Avoir un dessein commun ne nous autorise pas, toutefois, à fermer les yeux sur la réalité. Dans certaines régions du monde, nous devons trouver un équilibre entre notre intérêt pour les villes et la nécessité de créer des établissements ruraux et de développer l'économie rurale. Dans d'autres, l'urbanisation rapide, accompagnée par une croissance économique elle aussi rapide, a entraîné d'énormes retards d'infrastructure et une hausse du prix des terres, précipité la dégradation de l'environnement et rendu le logement inaccessible à la majorité. Dans la plupart des régions urbanisées du monde, les villes deviennent l'axe de la politique nationale. Ce qui nous réunit, c'est la conscience que les établissements humains seront au centre de la croissance et du développement durable. C'est aussi ce que nos politiques doivent refléter. Notre réponse collective sera le programme pour l'habitat - un plan mondial d'action qui reflète ce que doivent être, à notre avis, les établissements humains dans les villes et les villages, viables, sûrs,

prospères, sains et équitables. Voilà notre vision de l'avenir commun, et tel doit être l'esprit d'Istanbul.

Que nos discussions et nos débats pendant les deux prochaines semaines soient inspirés par l'esprit d'Istanbul.
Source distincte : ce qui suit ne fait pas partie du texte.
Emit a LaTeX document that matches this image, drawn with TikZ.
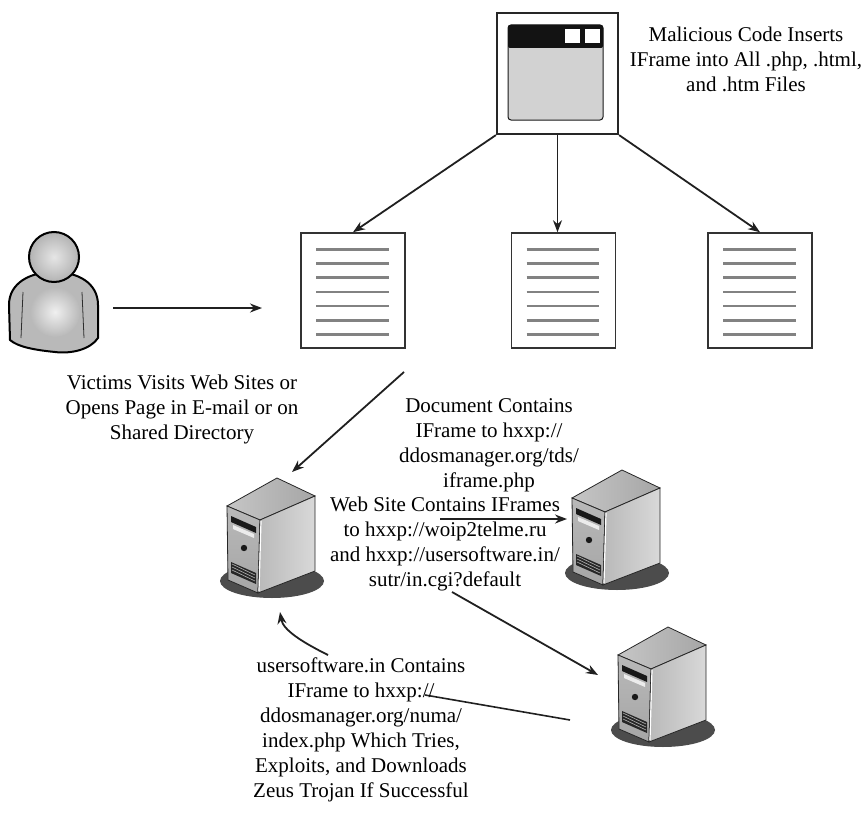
\documentclass[tikz,border=0pt]{standalone}
\usepackage{fontspec}
\setmainfont{Liberation Serif}
\usetikzlibrary{arrows.meta,calc}
\begin{document}
\begin{tikzpicture}[x=1pt,y=-1pt,
  arr/.style={draw=gray!25!black, line width=1.8pt, -{Stealth[length=12pt,width=9pt]}},
  plain/.style={draw=gray!25!black, line width=1.6pt},
  doc/.style={draw=gray!40!black, line width=1.6pt, fill=white, minimum width=104pt, minimum height=115pt, inner sep=0},
  lbl/.style={align=center, inner sep=0, font=\fontsize{21}{25}\selectfont},
  area/.style={inner sep=0, minimum width=#1},
  server/.pic={
    % floor shadow
    \fill[gray!60!black] (-5,103) ellipse (52 and 17);
    % top face
    \shadedraw[draw=gray!30!black, line width=0.8pt, left color=gray!45, right color=gray!70]
      (-50,28) -- (0,0) -- (38,18) -- (-17,42) -- cycle;
    % front panel
    \shadedraw[draw=gray!30!black, line width=0.8pt, top color=gray!55, bottom color=gray!70]
      (-50,28) -- (-17,42) -- (-19,115) -- (-49,102) -- cycle;
    % side panel
    \shadedraw[draw=gray!30!black, line width=0.8pt, left color=gray!55, right color=gray!30]
      (-17,42) -- (38,18) -- (38,93) -- (-19,115) -- cycle;
    \draw[white, line width=1.2pt] (-16,43) -- (-18,113);
    % drive bays, button and grill
    \fill[gray!20!black] (-46,38) -- (-21,49) -- (-21,55) -- (-46,44) -- cycle;
    \fill[gray!15] (-44,47) -- (-23,56) -- (-23,60) -- (-44,51) -- cycle;
    \fill[gray!20!black] (-33,70) circle (3.2);
    \fill[gray!30!black] (-46,84) -- (-21,95) -- (-21,106) -- (-46,95) -- cycle;
    \foreach \k in {0,3,6} \draw[gray!60, line width=0.6pt] (-45,86+\k) -- (-22,97+\k);
  }
]
\useasboundingbox (0,0) rectangle (868,816);

% ---------- browser window ----------
\node[draw=gray!30!black, line width=2.2pt, fill=white, minimum width=121pt, minimum height=121pt, inner sep=0] (br) at (557.5,73.5) {};
\draw[gray!20!black, line width=1pt, fill=gray!35, rounded corners=3pt] (508,25) rectangle (603,120);
\fill[gray!15!black, rounded corners=2pt] (508,25) rectangle (603,48);
\fill[white] (565,29) rectangle (580,43);
\fill[white] (585,29) rectangle (600,43);
\node[lbl] (tmal) at (746,59) {Malicious Code Inserts\\IFrame into All .php, .html,\\and .htm Files};

% ---------- documents ----------
\node[doc] (d1) at (353,290.5) {};
\node[doc] (d2) at (563.5,290.5) {};
\node[doc] (d3) at (760,290.5) {};
\foreach \d in {d1,d2,d3}
  \foreach \k in {0,...,6}
    \draw[gray!60!black!70, line width=2.6pt] ($(\d.north west)+(16,17+14.2*\k)$) -- ($(\d.north east)+(-17,17+14.2*\k)$);

\draw[arr] (br.south west) -- (d1.north);
\draw[arr] (br.south) -- (br.south |- d2.north);
\draw[arr] (br.south east) -- (d3.north);

% ---------- victim ----------
\node[area=90pt, minimum height=125pt] (victim) at (54,290) {};
\draw[line width=2pt, fill=gray!55] (10,340) -- (9,305) .. controls (9,283) and (30,272) .. (54,272)
  .. controls (78,272) and (98,283) .. (98,305) -- (98,338)
  .. controls (90,350) and (70,354) .. (55,352) .. controls (35,350) and (18,347) .. (10,340) -- cycle;
\shade[inner color=gray!12, outer color=gray!55] (55,312) circle (25);
\draw[gray!35!black, line width=0.8pt] (23,292) -- (21,338);
\draw[gray!35!black, line width=0.8pt] (82,292) -- (84,338);
\shadedraw[line width=2pt, inner color=gray!20, outer color=gray!60] (54,257) circle (25);

\coordinate (a1) at (262,308);
\draw[arr] ([xshift=14pt]victim.east |- a1) -- (a1);
\node[lbl] (tvic) at (182,409) {Victims Visits Web Sites or\\Opens Page in E-mail or on\\Shared Directory};

\node[lbl] (tdoc) at (489,445) {Document Contains\\IFrame to hxxp://\\ddosmanager.org/tds/\\iframe.php};

% ---------- servers ----------
\pic at (277,478) {server};
\pic at (622,470) {server};
\pic at (668,627) {server};
\node[area=100pt, minimum height=130pt] (s1) at (272,535) {};
\node[area=100pt, minimum height=130pt] (s2) at (617,527) {};
\node[area=100pt, minimum height=130pt] (s3) at (663,684) {};

\coordinate (c1) at (404,372);
\coordinate (s1in) at (292,472);
\draw[arr] (c1) -- (s1in);

\coordinate (c2) at (440,519);
\coordinate (s2in) at (567,519);
\draw[arr] (c2) -- (s2in);

\node[lbl] (tweb) at (445,544) {Web Site Contains IFrames\\to hxxp://woip2telme.ru\\and hxxp://usersoftware.in/\\sutr/in.cgi?default};

\coordinate (c3) at (452,592);
\coordinate (s3in) at (598,675);
\draw[arr] (c3) -- (s3in);

\coordinate (c4) at (570,720);
\coordinate (c5) at (425,695);
\draw[plain] (c4) -- (c5);

\coordinate (c6) at (328,655);
\coordinate (s1out) at (280,612);
\draw[arr] (c6) .. controls (302,642) and (283,630) .. (s1out);

\node[lbl] (tuser) at (361,730) {usersoftware.in Contains\\IFrame to hxxp://\\ddosmanager.org/numa/\\index.php Which Tries,\\Exploits, and Downloads\\Zeus Trojan If Successful};
\end{tikzpicture}
\end{document}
L'esprit d'Istanbul, c'est tirer la leçon du passé, des précédentes conférences des Nations Unies et des priorités fixées dans leurs plans et leurs programmes. L'esprit d'Istanbul, c'est la coopération et la concertation entre les délégations gouvernementales et les acteurs non gouvernementaux. L'esprit d'Istanbul, c'est la priorité donnée à l'être humain. Les porte-parole de la société civile nous disent que ce que l'être humain veut avant tout c'est un emploi, un logement et un quartier sûr, un accès plus équitable à la terre et au crédit et un environnement plus sain pour ses enfants.

Mes derniers mots s'adressent au monde au-delà des deux prochaines semaines. Je suis convaincu qu'avant la clôture, vous parviendrez à un consensus sur ce qui s'appellera le Plan d'action d'Istanbul. En ce sens, le succès n'est pas mis en doute, mais comme dans toutes les autres conférences mondiales des Nations Unies, le véritable succès dépendra des engagements pris à Istanbul. Les gouvernements des Etats et les collectivités locales, les autorités municipales, les organisations civiques et toutes les autres organisations non gouvernementales, auront la lourde tâche de mettre en oeuvre, de bonne foi, les décisions prises à Istanbul.

La famille des institutions et programmes des Nations Unies partage cette responsabilité et jouera un rôle central dans ce processus de suivi et de responsabilité. Les populations du monde surveilleront et nous tiendront tous responsables.

Une fois encore, merci et bonne chance dans vos délibérations.